[START EXCERPTED RECORDS]

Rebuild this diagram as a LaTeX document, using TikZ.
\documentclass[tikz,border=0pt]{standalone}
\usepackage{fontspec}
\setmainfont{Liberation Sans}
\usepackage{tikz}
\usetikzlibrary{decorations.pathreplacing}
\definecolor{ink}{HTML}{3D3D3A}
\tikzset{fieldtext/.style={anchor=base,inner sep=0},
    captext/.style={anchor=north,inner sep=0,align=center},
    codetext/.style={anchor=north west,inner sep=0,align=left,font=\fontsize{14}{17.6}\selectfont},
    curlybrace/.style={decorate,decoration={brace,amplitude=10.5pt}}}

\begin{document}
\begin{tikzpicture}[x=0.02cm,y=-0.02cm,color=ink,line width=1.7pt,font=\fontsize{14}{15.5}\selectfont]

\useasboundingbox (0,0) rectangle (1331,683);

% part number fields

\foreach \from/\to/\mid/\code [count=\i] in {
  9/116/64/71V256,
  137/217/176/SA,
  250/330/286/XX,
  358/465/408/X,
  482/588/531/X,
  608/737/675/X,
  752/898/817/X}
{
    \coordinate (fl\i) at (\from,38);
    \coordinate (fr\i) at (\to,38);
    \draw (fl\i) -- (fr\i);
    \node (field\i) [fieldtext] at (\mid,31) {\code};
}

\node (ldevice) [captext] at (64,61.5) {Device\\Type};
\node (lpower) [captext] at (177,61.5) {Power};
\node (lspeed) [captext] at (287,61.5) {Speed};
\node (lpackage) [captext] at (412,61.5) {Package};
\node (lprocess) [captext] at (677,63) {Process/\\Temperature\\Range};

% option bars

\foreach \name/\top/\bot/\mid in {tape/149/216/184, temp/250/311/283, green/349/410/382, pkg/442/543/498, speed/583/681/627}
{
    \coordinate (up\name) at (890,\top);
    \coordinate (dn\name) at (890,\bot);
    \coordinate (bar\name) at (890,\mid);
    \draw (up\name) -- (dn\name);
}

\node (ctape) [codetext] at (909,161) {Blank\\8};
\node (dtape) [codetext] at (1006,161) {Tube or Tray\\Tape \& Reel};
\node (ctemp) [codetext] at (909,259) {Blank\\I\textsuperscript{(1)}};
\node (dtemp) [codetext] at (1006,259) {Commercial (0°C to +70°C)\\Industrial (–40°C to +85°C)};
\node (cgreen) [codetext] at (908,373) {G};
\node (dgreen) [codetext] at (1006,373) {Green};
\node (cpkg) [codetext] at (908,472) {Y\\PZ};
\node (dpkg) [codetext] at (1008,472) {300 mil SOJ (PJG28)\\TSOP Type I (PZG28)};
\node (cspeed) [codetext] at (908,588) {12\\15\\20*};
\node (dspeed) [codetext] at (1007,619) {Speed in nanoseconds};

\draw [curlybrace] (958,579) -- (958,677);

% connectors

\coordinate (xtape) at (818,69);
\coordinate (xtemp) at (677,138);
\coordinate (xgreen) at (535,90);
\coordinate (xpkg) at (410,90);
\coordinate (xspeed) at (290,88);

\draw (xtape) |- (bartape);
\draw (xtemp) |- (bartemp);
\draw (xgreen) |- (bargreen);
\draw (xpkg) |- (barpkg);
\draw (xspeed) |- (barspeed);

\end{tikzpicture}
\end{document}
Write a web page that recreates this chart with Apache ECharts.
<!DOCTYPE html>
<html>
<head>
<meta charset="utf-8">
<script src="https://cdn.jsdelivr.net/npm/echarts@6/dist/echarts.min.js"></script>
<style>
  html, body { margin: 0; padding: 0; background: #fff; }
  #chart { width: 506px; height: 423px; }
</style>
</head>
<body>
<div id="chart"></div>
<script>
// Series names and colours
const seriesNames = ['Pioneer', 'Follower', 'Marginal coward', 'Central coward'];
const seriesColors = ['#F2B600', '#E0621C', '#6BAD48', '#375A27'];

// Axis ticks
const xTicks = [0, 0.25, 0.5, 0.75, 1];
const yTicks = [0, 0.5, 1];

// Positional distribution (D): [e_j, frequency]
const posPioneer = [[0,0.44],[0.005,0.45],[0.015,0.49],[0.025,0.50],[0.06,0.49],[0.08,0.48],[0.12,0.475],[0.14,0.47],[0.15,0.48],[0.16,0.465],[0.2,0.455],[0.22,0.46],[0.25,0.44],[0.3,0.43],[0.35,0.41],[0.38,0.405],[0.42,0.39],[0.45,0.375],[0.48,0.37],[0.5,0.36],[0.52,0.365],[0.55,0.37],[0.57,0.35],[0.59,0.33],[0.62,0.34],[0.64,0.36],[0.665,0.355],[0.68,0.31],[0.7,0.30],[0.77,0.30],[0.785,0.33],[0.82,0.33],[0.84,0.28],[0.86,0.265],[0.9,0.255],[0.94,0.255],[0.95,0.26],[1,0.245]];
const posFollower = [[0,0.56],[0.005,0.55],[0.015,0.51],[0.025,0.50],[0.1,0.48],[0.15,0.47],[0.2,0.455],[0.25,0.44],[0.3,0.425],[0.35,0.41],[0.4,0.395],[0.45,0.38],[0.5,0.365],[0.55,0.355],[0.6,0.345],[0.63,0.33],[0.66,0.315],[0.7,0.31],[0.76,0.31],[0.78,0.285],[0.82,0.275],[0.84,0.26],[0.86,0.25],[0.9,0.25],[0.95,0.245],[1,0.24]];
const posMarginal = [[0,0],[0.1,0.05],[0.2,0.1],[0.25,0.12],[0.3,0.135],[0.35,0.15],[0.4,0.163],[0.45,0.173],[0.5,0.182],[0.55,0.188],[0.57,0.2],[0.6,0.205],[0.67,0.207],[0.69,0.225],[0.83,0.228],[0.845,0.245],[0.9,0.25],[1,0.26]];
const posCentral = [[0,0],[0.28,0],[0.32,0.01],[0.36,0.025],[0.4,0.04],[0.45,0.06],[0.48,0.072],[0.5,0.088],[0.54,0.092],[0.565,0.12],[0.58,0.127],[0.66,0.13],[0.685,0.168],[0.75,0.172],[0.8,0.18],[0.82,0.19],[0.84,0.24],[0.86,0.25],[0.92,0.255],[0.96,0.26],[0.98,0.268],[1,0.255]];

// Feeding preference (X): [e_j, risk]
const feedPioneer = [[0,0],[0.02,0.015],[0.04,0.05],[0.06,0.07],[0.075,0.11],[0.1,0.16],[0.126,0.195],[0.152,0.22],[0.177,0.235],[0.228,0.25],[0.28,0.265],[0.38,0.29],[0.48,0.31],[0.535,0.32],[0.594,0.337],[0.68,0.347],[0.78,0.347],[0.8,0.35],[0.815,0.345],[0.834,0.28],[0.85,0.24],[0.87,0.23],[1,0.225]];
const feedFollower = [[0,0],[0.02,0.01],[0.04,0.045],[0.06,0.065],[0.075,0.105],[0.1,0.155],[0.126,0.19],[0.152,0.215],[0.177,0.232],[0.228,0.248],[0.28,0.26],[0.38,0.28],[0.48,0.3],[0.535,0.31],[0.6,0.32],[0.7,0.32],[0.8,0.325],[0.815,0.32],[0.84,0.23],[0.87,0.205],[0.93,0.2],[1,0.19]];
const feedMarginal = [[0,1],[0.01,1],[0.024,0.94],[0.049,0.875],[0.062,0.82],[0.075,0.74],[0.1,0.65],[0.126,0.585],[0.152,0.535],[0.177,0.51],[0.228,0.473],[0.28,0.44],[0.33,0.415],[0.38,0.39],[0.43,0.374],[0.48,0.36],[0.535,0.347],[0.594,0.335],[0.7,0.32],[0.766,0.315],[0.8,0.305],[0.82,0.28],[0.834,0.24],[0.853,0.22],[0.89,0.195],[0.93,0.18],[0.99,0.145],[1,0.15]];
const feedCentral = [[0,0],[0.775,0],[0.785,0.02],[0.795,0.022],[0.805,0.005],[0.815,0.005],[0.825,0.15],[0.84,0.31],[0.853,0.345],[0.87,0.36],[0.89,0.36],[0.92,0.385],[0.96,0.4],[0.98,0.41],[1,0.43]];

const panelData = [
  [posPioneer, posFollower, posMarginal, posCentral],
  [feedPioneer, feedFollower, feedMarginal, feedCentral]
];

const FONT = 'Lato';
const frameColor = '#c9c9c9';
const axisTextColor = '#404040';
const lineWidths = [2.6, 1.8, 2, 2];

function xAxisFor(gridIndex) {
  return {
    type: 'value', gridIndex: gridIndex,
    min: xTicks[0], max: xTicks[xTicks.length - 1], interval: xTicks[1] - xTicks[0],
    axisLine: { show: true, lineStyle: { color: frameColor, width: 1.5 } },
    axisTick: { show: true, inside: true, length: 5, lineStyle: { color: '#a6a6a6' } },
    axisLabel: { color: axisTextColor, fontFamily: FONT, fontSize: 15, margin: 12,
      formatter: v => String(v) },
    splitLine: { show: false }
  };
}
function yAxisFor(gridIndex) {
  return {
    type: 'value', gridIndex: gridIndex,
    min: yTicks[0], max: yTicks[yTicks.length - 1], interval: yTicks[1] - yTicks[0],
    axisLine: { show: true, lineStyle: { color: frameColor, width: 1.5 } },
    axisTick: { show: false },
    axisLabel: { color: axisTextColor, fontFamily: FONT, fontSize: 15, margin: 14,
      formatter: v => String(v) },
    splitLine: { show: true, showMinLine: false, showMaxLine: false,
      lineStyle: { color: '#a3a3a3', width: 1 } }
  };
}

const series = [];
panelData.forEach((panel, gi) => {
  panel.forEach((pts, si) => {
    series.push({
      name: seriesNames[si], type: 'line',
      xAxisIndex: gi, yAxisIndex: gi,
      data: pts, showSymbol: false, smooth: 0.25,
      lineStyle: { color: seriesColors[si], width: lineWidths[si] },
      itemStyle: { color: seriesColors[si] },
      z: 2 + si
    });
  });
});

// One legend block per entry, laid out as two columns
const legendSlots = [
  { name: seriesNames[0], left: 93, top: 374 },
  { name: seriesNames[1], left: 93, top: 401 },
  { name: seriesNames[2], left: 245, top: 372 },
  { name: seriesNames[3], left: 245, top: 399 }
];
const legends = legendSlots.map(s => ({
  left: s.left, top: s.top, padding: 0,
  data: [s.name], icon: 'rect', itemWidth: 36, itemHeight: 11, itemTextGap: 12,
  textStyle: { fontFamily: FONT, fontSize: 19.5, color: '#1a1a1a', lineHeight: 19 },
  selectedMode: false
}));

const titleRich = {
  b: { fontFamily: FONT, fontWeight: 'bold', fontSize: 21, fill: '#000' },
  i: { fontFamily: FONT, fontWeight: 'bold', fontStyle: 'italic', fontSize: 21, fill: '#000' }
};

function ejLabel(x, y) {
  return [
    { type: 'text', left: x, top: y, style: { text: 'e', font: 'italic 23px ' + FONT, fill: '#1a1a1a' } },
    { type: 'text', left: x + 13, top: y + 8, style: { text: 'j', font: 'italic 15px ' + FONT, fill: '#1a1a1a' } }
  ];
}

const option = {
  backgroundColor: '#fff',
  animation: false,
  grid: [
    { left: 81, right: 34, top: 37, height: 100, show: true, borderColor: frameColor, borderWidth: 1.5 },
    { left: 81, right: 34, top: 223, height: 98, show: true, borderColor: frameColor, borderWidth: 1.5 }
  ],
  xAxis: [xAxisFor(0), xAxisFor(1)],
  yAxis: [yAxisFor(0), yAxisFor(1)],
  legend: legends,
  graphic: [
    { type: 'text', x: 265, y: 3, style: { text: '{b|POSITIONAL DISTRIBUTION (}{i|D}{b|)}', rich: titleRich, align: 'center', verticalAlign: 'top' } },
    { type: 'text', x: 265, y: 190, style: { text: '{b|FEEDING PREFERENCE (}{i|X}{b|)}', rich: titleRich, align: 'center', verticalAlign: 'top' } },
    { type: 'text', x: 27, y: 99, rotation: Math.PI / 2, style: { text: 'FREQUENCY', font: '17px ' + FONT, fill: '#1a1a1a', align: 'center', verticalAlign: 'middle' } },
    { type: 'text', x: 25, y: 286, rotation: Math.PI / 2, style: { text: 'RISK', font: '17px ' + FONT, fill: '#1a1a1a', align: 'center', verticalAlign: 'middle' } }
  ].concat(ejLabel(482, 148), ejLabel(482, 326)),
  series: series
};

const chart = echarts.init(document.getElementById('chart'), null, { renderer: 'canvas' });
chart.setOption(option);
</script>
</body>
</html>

[END EXCERPTED RECORDS]

» PROBLEM
Retype exactly what runs from the line containing "Write a web" through the line containing "const yTicks = [0, 0.5, 1];", both lines included, and stop there.

» SOLUTION TO THE PROBLEM
Write a web page that recreates this chart with Apache ECharts.
<!DOCTYPE html>
<html>
<head>
<meta charset="utf-8">
<script src="https://cdn.jsdelivr.net/npm/echarts@6/dist/echarts.min.js"></script>
<style>
  html, body { margin: 0; padding: 0; background: #fff; }
  #chart { width: 506px; height: 423px; }
</style>
</head>
<body>
<div id="chart"></div>
<script>
// Series names and colours
const seriesNames = ['Pioneer', 'Follower', 'Marginal coward', 'Central coward'];
const seriesColors = ['#F2B600', '#E0621C', '#6BAD48', '#375A27'];

// Axis ticks
const xTicks = [0, 0.25, 0.5, 0.75, 1];
const yTicks = [0, 0.5, 1];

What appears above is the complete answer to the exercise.